[Start of DATA SECTION]

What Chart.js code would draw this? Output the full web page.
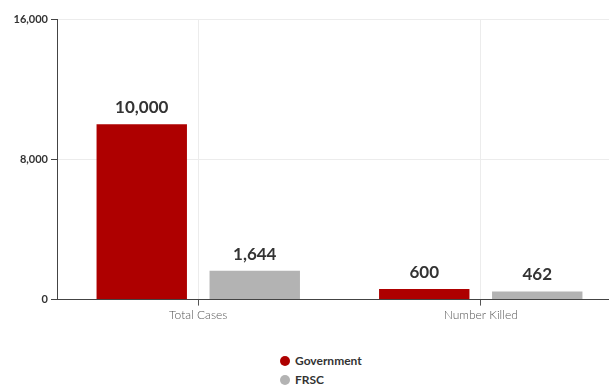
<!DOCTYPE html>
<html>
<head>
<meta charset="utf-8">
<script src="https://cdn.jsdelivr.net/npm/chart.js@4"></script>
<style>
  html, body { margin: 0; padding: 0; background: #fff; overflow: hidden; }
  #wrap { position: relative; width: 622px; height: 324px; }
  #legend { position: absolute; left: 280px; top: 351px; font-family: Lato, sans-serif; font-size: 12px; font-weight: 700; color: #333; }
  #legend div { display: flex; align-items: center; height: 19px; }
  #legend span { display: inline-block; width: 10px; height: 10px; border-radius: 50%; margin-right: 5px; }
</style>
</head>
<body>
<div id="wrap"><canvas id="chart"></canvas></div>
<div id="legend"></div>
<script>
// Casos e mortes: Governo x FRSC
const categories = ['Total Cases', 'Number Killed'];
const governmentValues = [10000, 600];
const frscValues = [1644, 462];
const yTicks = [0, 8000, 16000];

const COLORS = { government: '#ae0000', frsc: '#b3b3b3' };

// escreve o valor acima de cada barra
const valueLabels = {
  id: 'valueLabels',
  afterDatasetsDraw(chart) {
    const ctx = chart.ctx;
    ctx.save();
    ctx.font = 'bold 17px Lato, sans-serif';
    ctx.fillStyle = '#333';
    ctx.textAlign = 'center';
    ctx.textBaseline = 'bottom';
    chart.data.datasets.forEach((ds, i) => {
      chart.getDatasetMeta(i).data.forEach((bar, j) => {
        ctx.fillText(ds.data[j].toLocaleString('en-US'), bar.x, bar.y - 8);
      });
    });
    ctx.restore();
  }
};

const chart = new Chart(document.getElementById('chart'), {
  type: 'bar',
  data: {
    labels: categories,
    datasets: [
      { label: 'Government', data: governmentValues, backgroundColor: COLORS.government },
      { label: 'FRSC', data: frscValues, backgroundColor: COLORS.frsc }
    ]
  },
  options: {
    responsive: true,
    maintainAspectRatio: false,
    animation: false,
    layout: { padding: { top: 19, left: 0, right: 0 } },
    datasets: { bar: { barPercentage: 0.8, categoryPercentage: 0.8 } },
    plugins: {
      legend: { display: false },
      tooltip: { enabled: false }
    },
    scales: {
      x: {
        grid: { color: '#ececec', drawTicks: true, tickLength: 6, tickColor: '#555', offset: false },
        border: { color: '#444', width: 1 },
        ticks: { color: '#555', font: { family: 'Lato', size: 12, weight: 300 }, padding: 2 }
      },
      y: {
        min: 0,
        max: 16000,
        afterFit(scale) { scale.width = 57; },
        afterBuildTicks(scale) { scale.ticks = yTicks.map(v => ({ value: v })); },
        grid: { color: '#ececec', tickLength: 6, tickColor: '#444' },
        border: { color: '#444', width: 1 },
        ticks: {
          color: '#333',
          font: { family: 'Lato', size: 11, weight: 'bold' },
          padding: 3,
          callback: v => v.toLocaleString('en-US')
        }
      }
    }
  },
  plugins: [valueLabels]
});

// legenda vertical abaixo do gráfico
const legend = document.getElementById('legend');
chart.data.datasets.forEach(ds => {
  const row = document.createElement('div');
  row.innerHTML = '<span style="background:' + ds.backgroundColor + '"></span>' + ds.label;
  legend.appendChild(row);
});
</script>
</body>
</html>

[End of DATA SECTION]

SET TASK
Take the data above and repeat it exactly, leaving each picture out.

EXERCISE RESPONSE
What Chart.js code would draw this? Output the full web page.
<!DOCTYPE html>
<html>
<head>
<meta charset="utf-8">
<script src="https://cdn.jsdelivr.net/npm/chart.js@4"></script>
<style>
  html, body { margin: 0; padding: 0; background: #fff; overflow: hidden; }
  #wrap { position: relative; width: 622px; height: 324px; }
  #legend { position: absolute; left: 280px; top: 351px; font-family: Lato, sans-serif; font-size: 12px; font-weight: 700; color: #333; }
  #legend div { display: flex; align-items: center; height: 19px; }
  #legend span { display: inline-block; width: 10px; height: 10px; border-radius: 50%; margin-right: 5px; }
</style>
</head>
<body>
<div id="wrap"><canvas id="chart"></canvas></div>
<div id="legend"></div>
<script>
// Casos e mortes: Governo x FRSC
const categories = ['Total Cases', 'Number Killed'];
const governmentValues = [10000, 600];
const frscValues = [1644, 462];
const yTicks = [0, 8000, 16000];

const COLORS = { government: '#ae0000', frsc: '#b3b3b3' };

// escreve o valor acima de cada barra
const valueLabels = {
  id: 'valueLabels',
  afterDatasetsDraw(chart) {
    const ctx = chart.ctx;
    ctx.save();
    ctx.font = 'bold 17px Lato, sans-serif';
    ctx.fillStyle = '#333';
    ctx.textAlign = 'center';
    ctx.textBaseline = 'bottom';
    chart.data.datasets.forEach((ds, i) => {
      chart.getDatasetMeta(i).data.forEach((bar, j) => {
        ctx.fillText(ds.data[j].toLocaleString('en-US'), bar.x, bar.y - 8);
      });
    });
    ctx.restore();
  }
};

const chart = new Chart(document.getElementById('chart'), {
  type: 'bar',
  data: {
    labels: categories,
    datasets: [
      { label: 'Government', data: governmentValues, backgroundColor: COLORS.government },
      { label: 'FRSC', data: frscValues, backgroundColor: COLORS.frsc }
    ]
  },
  options: {
    responsive: true,
    maintainAspectRatio: false,
    animation: false,
    layout: { padding: { top: 19, left: 0, right: 0 } },
    datasets: { bar: { barPercentage: 0.8, categoryPercentage: 0.8 } },
    plugins: {
      legend: { display: false },
      tooltip: { enabled: false }
    },
    scales: {
      x: {
        grid: { color: '#ececec', drawTicks: true, tickLength: 6, tickColor: '#555', offset: false },
        border: { color: '#444', width: 1 },
        ticks: { color: '#555', font: { family: 'Lato', size: 12, weight: 300 }, padding: 2 }
      },
      y: {
        min: 0,
        max: 16000,
        afterFit(scale) { scale.width = 57; },
        afterBuildTicks(scale) { scale.ticks = yTicks.map(v => ({ value: v })); },
        grid: { color: '#ececec', tickLength: 6, tickColor: '#444' },
        border: { color: '#444', width: 1 },
        ticks: {
          color: '#333',
          font: { family: 'Lato', size: 11, weight: 'bold' },
          padding: 3,
          callback: v => v.toLocaleString('en-US')
        }
      }
    }
  },
  plugins: [valueLabels]
});

// legenda vertical abaixo do gráfico
const legend = document.getElementById('legend');
chart.data.datasets.forEach(ds => {
  const row = document.createElement('div');
  row.innerHTML = '<span style="background:' + ds.backgroundColor + '"></span>' + ds.label;
  legend.appendChild(row);
});
</script>
</body>
</html>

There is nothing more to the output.